Scripts for Garcia and Lohmueller 2020
To compute Hrj for VCFs we used the R Based script titled: "computing_hrj_slim.R"
Their are seven arguments needed for the function get_configuration_table():
variation_type (integer) = This is the mutation type that was used in slim that is to be analyzed. In our simulations we used three mutation types (1=nonsynonymous, 2=synonymous and 3=intergenic). To study nonsynonymous mutations, this argument should be 1.
allele_count (integer) = This is the allele count in the sample to be analyzed. In order to study doubletons (variants that show up twice in a sample) the argument should be 2.
chromosome (integer) = This value indicates the chromosome number of the slim simulation. This value should be 1 for slim 3.
recombinationRate (float) = To annotate the data this argument records the recombination rate of the simulation. In simulations with a recombination rate of 1e-08 crossovers per base pair per generation this value will be equal to 1e-08.
population (character) = This argument annotates the data with the population that the genetic information comes from. A usual parameter is "sim".
distance_limit (integer) = This argument limits the base pairs allowed between two loci in the computation. If Loci 1 is at base pair 50 and Loci 2 is at base pair 10,500, the distance between them is 10,500 - 50 = 10,450 base pairs.
vcf_input_path (character) = This argument indicates the path towards the VCF to be analyzed.
To compute Hrj with data types that are not slim VCF's, first one must create a .csv with 9 columns. Example input data can be found in the compute_hrj folder.
pos_1 (double) = The position (bp) of the left most variant.
pos_2 (double) = The position (bp) of the right most variant.
variation_type (character) = Defines the annotation of both variants. Either "nonsynonymous_SNV" or "synonymous_SNV".
chromosome (double) = The chromosome number that both variants exist on.
allele_count (double) = The number of times the variants exists in the sample. For doubletons this would be 2, and for singletons this would be 1.
data_type (character) = Metadata defining where the data and genotype call are coming from.

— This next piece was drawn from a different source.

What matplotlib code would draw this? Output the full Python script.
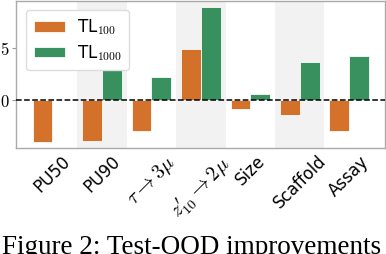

0/0,0/0 (double) = The number of individuals in the sample that are homozygous for the ancestral allele at pos_1 and pos_2
0/0,0/1 (double) = The number of individuals in the sample that are homozygous for the ancestral allele at pos_1 and heterozygous for the ancestral allele at pos_2
0/1,0/0 (double) = The number of individuals in the sample that are homozygous for the ancestral allele at pos_1 and heterozygous for the ancestral allele at pos_2
0/1,0/1 (double) = The number of individuals in the sample that are heterozygous for the ancestral allele at pos_1 and pos_2
0/0,1/1 (double) = The number of individuals in the sample that are homozygous for the ancestral allele at pos_1 and homozygous for the derived allele at pos_2
1/1,0/0 (double) = The number of individuals in the sample that are homozygous for the derived allele at pos_1 and homozygous for the ancestral allele at pos_2
1/1,1/1 (double) = The number of individuals in the sample that are homozygous for the derived allele at pos_1 and pos_2
1/1,0/1 (double) = The number of individuals in the sample that are homozygous for the derived allele at pos_1 and heterozygous for the ancestral allele at pos_2
0/1,1/1 (double) = The number of individuals in the sample that are heterozygous for the derived allele at pos_1 and homozygous for the ancestral allele at pos_2
The R script compute_hrj.R in the compute_hrj folder has the function compute_hrj_unphased(). The function compute_hrj_unphased has three arguments, "genotype_counts_path", "window_size", and "allele_count_to_analyze". The genotype_counts_path argument needs to be a character that points to the file formated as described in Input Data. The window_size argument needs to be a double that describes the width of the window size that HR(j) will be computed in. The window size argument creates non-overlapping windows that group pairwise comparisons based on the distance between the pairs of variants. If the maximum distance between pairs of variants is 10,000bp and the window size is 5,000bp, intervals of [0-5,000) and [5,000-10,000) will be created. HR(j) will then be computed for these two windows. The allele_count_to_analyze argument needs to be a double that describes the allele_count of the variants that HR(j) will be computed for. Singletons will have this argument be set to 1 and doubletons will have this argument set to 2.
An example of running the code for a window size of 1,500bp for doubletons can be found below:
high_coverage_hg38_genotype_counts <- "masked_high_coverage_hg38_genotype_counts.csv"
highcoverage_hg38_doubletons_hr <- compute_hrj_unphased(high_coverage_hg38_genotype_counts , window_size = 1500, allele_count_to_analyze = 2)In the folder simulation_scripts, scripts to simulate Model 2 and Model 3 exist. Each row of the csv contains the script needed for a simulation replicate.